Matija Brumen (Maribor, Slovenia) is a visual artist and photographer. He completed his BA in Japanology and Philosophy at the Faculty of Arts and his MA in Visual communication – Photography at the Academy of Fine Arts and Design, both at the University of Ljubljana. He studied as an exchange student at the Tsukuba University in Tsukuba, Japan, Folkwang Universität der Künste, Essen, Germany, and the Academy of Arts, Architecture and Design in Prague, the Czech Republic. He attended a three-month artist residency at the Soulangh Cultural Village in Tainan, Taiwan, and a one-month artist residency in Berlin, Germany.

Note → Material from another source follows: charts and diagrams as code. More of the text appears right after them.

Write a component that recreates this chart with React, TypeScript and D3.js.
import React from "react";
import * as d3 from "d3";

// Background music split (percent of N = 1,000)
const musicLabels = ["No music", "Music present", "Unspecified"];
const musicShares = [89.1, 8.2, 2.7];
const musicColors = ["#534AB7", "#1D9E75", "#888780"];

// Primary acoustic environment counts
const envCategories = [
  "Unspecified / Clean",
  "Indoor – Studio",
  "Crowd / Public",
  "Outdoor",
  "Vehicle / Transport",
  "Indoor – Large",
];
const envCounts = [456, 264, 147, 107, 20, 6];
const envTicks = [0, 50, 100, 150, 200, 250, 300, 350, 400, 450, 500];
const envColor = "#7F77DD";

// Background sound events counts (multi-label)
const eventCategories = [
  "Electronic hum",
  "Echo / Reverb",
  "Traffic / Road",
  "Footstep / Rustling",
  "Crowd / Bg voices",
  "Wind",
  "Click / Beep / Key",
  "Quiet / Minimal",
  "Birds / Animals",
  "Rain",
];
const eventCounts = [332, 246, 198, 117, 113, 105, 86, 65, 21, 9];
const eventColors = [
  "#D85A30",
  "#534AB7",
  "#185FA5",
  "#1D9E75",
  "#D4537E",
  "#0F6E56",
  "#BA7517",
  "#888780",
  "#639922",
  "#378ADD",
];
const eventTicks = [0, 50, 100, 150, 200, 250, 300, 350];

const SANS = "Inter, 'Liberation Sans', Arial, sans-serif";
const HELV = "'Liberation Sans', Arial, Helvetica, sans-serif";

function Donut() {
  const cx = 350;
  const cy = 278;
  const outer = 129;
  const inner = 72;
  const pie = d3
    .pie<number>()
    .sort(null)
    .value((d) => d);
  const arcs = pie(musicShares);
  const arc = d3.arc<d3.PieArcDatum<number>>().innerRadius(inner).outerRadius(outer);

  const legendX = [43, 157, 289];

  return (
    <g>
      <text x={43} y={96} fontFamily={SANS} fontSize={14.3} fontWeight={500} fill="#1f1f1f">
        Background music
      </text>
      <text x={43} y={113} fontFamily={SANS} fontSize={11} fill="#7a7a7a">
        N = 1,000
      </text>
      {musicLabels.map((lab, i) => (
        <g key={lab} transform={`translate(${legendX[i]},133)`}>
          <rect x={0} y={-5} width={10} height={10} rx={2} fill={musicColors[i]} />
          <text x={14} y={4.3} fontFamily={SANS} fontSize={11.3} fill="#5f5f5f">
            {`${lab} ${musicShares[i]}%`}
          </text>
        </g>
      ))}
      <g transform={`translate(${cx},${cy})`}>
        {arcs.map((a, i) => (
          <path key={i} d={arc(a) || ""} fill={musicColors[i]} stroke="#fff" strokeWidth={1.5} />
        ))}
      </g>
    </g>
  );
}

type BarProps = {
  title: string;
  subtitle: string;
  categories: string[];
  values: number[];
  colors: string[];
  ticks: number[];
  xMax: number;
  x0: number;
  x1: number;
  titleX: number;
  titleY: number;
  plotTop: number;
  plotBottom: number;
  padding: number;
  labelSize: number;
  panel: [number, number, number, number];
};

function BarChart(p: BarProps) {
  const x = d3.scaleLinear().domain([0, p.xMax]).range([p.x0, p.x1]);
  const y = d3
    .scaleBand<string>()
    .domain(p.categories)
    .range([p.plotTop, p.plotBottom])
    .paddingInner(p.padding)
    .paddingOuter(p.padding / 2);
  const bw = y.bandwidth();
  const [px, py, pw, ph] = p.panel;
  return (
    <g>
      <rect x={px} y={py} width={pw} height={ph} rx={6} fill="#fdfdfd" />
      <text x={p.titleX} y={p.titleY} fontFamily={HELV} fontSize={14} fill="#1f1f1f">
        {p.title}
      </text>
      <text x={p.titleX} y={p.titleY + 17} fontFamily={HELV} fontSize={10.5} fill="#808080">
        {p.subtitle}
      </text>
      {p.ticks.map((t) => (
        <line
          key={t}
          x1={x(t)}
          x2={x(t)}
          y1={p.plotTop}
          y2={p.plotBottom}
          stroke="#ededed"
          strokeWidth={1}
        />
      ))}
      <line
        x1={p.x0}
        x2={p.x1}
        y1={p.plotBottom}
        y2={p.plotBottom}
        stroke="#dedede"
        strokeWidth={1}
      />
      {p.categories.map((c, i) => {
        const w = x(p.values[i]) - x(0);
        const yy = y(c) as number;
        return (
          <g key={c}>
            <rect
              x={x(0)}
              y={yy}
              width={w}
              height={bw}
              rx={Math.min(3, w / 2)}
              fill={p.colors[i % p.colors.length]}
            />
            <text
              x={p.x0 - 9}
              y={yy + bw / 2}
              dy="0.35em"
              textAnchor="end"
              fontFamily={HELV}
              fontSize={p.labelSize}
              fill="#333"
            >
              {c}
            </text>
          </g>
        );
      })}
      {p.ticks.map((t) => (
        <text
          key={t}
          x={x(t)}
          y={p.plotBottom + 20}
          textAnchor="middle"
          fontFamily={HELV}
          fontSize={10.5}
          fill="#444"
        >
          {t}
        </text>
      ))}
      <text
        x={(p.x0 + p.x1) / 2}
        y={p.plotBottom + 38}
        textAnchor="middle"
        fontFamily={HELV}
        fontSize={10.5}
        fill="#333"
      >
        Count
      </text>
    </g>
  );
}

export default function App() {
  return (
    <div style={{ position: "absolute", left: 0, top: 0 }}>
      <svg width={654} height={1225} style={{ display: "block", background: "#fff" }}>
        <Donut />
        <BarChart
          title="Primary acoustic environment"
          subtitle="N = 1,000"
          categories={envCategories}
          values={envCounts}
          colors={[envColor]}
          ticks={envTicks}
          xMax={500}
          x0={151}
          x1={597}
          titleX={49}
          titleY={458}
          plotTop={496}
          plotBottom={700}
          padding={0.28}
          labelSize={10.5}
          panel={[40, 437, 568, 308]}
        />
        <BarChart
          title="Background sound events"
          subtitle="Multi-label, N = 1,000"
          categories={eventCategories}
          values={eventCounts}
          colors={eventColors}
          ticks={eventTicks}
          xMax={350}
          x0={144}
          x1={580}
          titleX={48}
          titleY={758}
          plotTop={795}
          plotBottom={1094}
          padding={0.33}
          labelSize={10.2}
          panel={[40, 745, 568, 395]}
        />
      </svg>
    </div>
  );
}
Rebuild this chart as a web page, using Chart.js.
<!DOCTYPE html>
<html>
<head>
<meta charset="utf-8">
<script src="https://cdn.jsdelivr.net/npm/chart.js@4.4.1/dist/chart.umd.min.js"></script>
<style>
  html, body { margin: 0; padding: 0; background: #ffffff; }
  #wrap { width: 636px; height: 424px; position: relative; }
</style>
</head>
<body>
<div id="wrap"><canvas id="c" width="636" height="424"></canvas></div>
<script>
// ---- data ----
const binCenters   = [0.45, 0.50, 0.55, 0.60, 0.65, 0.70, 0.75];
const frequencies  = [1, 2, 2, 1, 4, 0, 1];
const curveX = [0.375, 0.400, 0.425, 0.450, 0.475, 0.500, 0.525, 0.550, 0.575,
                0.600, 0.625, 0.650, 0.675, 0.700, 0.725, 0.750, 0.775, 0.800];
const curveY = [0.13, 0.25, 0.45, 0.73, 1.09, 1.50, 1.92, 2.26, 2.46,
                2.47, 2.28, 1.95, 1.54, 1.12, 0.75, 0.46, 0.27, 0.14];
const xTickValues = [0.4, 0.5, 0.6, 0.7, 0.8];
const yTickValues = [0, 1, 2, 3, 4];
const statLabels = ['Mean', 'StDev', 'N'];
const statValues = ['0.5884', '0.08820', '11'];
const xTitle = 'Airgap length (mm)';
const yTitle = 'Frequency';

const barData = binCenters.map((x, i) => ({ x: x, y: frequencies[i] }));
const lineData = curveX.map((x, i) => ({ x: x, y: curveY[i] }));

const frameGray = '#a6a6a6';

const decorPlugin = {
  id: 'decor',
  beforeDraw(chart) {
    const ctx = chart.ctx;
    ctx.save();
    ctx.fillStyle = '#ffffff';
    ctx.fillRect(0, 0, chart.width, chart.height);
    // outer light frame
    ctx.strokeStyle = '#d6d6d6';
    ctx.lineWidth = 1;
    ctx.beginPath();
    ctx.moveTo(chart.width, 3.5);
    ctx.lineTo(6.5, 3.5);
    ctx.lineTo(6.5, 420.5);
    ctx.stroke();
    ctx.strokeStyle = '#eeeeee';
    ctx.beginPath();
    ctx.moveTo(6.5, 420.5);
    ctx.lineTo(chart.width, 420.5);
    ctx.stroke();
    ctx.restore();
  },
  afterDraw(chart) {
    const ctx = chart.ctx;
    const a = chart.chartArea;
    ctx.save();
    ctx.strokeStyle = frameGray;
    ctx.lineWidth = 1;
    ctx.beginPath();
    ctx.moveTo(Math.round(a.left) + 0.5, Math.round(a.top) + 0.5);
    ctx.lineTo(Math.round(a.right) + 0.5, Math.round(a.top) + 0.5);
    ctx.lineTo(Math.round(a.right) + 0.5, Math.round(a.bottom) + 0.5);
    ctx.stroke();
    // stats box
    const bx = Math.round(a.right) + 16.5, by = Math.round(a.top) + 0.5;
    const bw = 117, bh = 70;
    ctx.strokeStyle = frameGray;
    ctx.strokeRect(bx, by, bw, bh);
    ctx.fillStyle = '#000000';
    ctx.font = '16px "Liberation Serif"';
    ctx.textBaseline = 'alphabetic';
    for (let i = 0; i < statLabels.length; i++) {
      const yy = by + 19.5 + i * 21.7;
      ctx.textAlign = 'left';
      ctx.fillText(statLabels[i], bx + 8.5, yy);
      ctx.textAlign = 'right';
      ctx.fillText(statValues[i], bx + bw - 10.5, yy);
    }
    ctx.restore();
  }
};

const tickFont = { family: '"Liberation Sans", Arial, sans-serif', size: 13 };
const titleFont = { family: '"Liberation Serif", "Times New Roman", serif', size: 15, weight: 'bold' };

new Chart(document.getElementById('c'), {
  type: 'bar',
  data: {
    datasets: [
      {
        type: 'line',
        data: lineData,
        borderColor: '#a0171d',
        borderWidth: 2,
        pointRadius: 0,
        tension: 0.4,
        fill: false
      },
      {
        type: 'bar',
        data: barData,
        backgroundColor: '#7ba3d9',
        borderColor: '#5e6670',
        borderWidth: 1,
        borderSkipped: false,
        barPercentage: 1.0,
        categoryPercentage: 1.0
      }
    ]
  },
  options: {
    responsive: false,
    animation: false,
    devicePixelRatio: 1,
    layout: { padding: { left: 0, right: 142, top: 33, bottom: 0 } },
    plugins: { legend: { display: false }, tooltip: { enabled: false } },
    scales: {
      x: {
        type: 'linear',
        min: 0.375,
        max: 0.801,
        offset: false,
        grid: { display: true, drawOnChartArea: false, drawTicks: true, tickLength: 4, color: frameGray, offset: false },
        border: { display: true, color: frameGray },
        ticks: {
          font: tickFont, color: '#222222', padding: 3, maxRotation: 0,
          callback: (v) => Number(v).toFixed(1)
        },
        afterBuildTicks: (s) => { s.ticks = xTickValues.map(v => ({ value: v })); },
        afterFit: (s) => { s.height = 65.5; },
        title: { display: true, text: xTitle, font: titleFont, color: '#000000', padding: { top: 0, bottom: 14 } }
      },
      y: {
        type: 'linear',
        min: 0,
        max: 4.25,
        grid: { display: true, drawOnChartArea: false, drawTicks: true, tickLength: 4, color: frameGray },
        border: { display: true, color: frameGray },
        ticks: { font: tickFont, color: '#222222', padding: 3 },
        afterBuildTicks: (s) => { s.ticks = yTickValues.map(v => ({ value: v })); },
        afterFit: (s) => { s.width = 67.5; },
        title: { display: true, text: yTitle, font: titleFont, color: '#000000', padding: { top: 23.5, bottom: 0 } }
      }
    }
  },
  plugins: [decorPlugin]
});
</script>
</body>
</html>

He regularly publishes and participates in exhibitions at home and abroad, including at the Museum of Modern Art in Ljubljana, City Gallery in Maribor, Gallery of Contemporary Art in Celje, Photon Gallery, ŠKUC Gallery in Ljubljana and across Slovenia, at the ESSL Museum in Vienna, Austria, at the HVCCA in New York, USA, and the Soulangh Cultural Park in Tainan, Taiwan. He has published his work in various publications and has received many nominations and awards for his photographic work (Henkel award, ESSL award, EMZIN photography of the year award, OHO award, SITTCOMM award, etc.) and has published a monographic photo book Galeb about ex-YU Marshal Tito’s representative ship.